Written request –
Extract the text of each entry below exactly, leaving every image behind.

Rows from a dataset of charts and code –
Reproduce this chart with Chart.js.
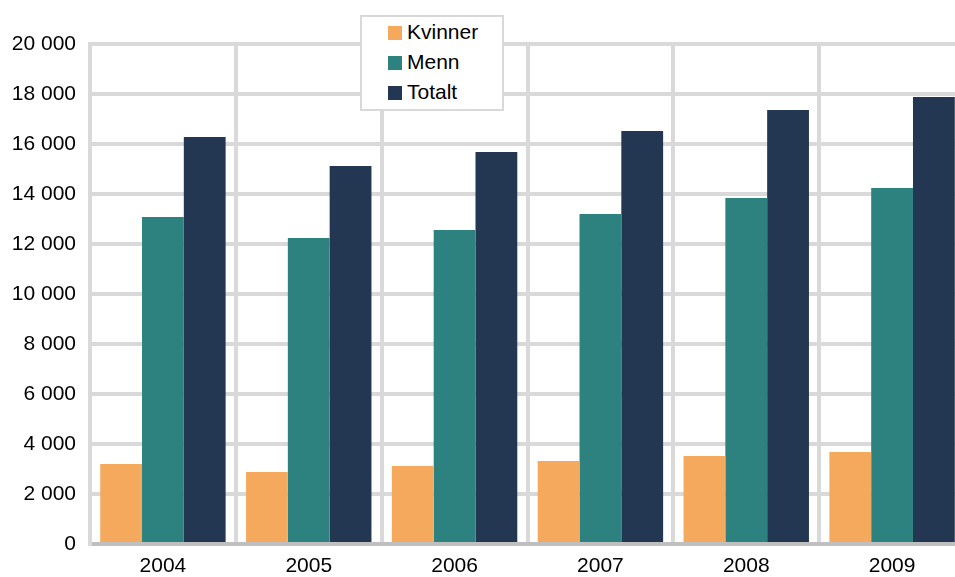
<!DOCTYPE html>
<html lang="no">
<head>
    <meta charset="UTF-8">
    <title>Kvinner, menn og totalt 2004-2009</title>
    <script src="https://cdn.jsdelivr.net/npm/chart.js@4"></script>
    <style>
        html, body {
            margin: 0;
            padding: 0;
            background: #ffffff;
            overflow: hidden;
            font-family: "Liberation Sans", Arial, sans-serif;
        }
        .wrap {
            position: relative;
            width: 965px;
            height: 577px;
        }
        .legend {
            position: absolute;
            left: 360px;
            top: 15px;
            width: 140px;
            height: 92px;
            background: #ffffff;
            border: 2px solid #d9d9d9;
            font-size: 21px;
            color: #000;
        }
        .legend div {
            position: absolute;
            left: 26px;
            height: 24px;
            line-height: 24px;
            white-space: nowrap;
        }
        .legend span {
            display: inline-block;
            width: 14px;
            height: 14px;
            margin-right: 5px;
            vertical-align: -1px;
        }
    </style>
</head>
<body>
    <div class="wrap">
        <canvas id="chart" width="965" height="577"></canvas>
        <div class="legend" id="legend"></div>
    </div>

    <script>
        // Data
        const years = ['2004', '2005', '2006', '2007', '2008', '2009'];
        const kvinner = [3200, 2880, 3120, 3320, 3520, 3680];
        const menn = [13080, 12240, 12560, 13200, 13840, 14240];
        const totalt = [16280, 15120, 15680, 16520, 17360, 17880];
        const yTicks = [0, 2000, 4000, 6000, 8000, 10000, 12000, 14000, 16000, 18000, 20000];

        const series = [
            { label: 'Kvinner', data: kvinner, color: '#f5a95d' },
            { label: 'Menn', data: menn, color: '#2d8280' },
            { label: 'Totalt', data: totalt, color: '#243752' }
        ];

        const fmt = v => String(v).replace(/\B(?=(\d{3})+(?!\d))/g, ' ');

        // HTML legend
        const legendEl = document.getElementById('legend');
        series.forEach((s, i) => {
            const row = document.createElement('div');
            row.style.top = (3 + i * 30) + 'px';
            row.innerHTML = '<span style="background:' + s.color + '"></span>' + s.label;
            legendEl.appendChild(row);
        });

        Chart.defaults.font.family = '"Liberation Sans", Arial, sans-serif';
        Chart.defaults.font.size = 21;
        Chart.defaults.color = '#000000';

        new Chart(document.getElementById('chart').getContext('2d'), {
            type: 'bar',
            data: {
                labels: years,
                datasets: series.map(s => ({
                    label: s.label,
                    data: s.data,
                    backgroundColor: s.color,
                    borderWidth: 0,
                    categoryPercentage: 0.86,
                    barPercentage: 1.0
                }))
            },
            options: {
                responsive: false,
                animation: false,
                layout: { padding: { top: 44, left: 0, right: 0, bottom: 0 } },
                plugins: {
                    legend: { display: false },
                    tooltip: { enabled: false }
                },
                scales: {
                    x: {
                        grid: {
                            offset: true,
                            color: '#d9d9d9',
                            lineWidth: 4,
                            drawTicks: false
                        },
                        border: { color: '#bfbfbf', width: 4 },
                        ticks: { padding: 10 },
                        afterFit: scale => { scale.height = 33; }
                    },
                    y: {
                        min: 0,
                        max: 20000,
                        afterBuildTicks: scale => {
                            scale.ticks = yTicks.map(v => ({ value: v }));
                        },
                        grid: {
                            color: '#d9d9d9',
                            lineWidth: 4,
                            drawTicks: false
                        },
                        border: { color: '#d9d9d9', width: 4 },
                        ticks: {
                            padding: 14,
                            callback: v => fmt(v)
                        },
                        afterFit: scale => { scale.width = 90; }
                    }
                }
            }
        });
    </script>
</body>
</html>
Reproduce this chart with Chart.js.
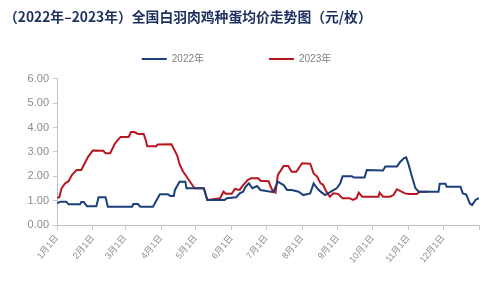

Final result –
Reproduce this chart with Chart.js.
<!DOCTYPE html>
<html lang="no">
<head>
    <meta charset="UTF-8">
    <title>Kvinner, menn og totalt 2004-2009</title>
    <script src="https://cdn.jsdelivr.net/npm/chart.js@4"></script>
    <style>
        html, body {
            margin: 0;
            padding: 0;
            background: #ffffff;
            overflow: hidden;
            font-family: "Liberation Sans", Arial, sans-serif;
        }
        .wrap {
            position: relative;
            width: 965px;
            height: 577px;
        }
        .legend {
            position: absolute;
            left: 360px;
            top: 15px;
            width: 140px;
            height: 92px;
            background: #ffffff;
            border: 2px solid #d9d9d9;
            font-size: 21px;
            color: #000;
        }
        .legend div {
            position: absolute;
            left: 26px;
            height: 24px;
            line-height: 24px;
            white-space: nowrap;
        }
        .legend span {
            display: inline-block;
            width: 14px;
            height: 14px;
            margin-right: 5px;
            vertical-align: -1px;
        }
    </style>
</head>
<body>
    <div class="wrap">
        <canvas id="chart" width="965" height="577"></canvas>
        <div class="legend" id="legend"></div>
    </div>

    <script>
        // Data
        const years = ['2004', '2005', '2006', '2007', '2008', '2009'];
        const kvinner = [3200, 2880, 3120, 3320, 3520, 3680];
        const menn = [13080, 12240, 12560, 13200, 13840, 14240];
        const totalt = [16280, 15120, 15680, 16520, 17360, 17880];
        const yTicks = [0, 2000, 4000, 6000, 8000, 10000, 12000, 14000, 16000, 18000, 20000];

        const series = [
            { label: 'Kvinner', data: kvinner, color: '#f5a95d' },
            { label: 'Menn', data: menn, color: '#2d8280' },
            { label: 'Totalt', data: totalt, color: '#243752' }
        ];

        const fmt = v => String(v).replace(/\B(?=(\d{3})+(?!\d))/g, ' ');

        // HTML legend
        const legendEl = document.getElementById('legend');
        series.forEach((s, i) => {
            const row = document.createElement('div');
            row.style.top = (3 + i * 30) + 'px';
            row.innerHTML = '<span style="background:' + s.color + '"></span>' + s.label;
            legendEl.appendChild(row);
        });

        Chart.defaults.font.family = '"Liberation Sans", Arial, sans-serif';
        Chart.defaults.font.size = 21;
        Chart.defaults.color = '#000000';

        new Chart(document.getElementById('chart').getContext('2d'), {
            type: 'bar',
            data: {
                labels: years,
                datasets: series.map(s => ({
                    label: s.label,
                    data: s.data,
                    backgroundColor: s.color,
                    borderWidth: 0,
                    categoryPercentage: 0.86,
                    barPercentage: 1.0
                }))
            },
            options: {
                responsive: false,
                animation: false,
                layout: { padding: { top: 44, left: 0, right: 0, bottom: 0 } },
                plugins: {
                    legend: { display: false },
                    tooltip: { enabled: false }
                },
                scales: {
                    x: {
                        grid: {
                            offset: true,
                            color: '#d9d9d9',
                            lineWidth: 4,
                            drawTicks: false
                        },
                        border: { color: '#bfbfbf', width: 4 },
                        ticks: { padding: 10 },
                        afterFit: scale => { scale.height = 33; }
                    },
                    y: {
                        min: 0,
                        max: 20000,
                        afterBuildTicks: scale => {
                            scale.ticks = yTicks.map(v => ({ value: v }));
                        },
                        grid: {
                            color: '#d9d9d9',
                            lineWidth: 4,
                            drawTicks: false
                        },
                        border: { color: '#d9d9d9', width: 4 },
                        ticks: {
                            padding: 14,
                            callback: v => fmt(v)
                        },
                        afterFit: scale => { scale.width = 90; }
                    }
                }
            }
        });
    </script>
</body>
</html>
Reproduce this chart with Chart.js.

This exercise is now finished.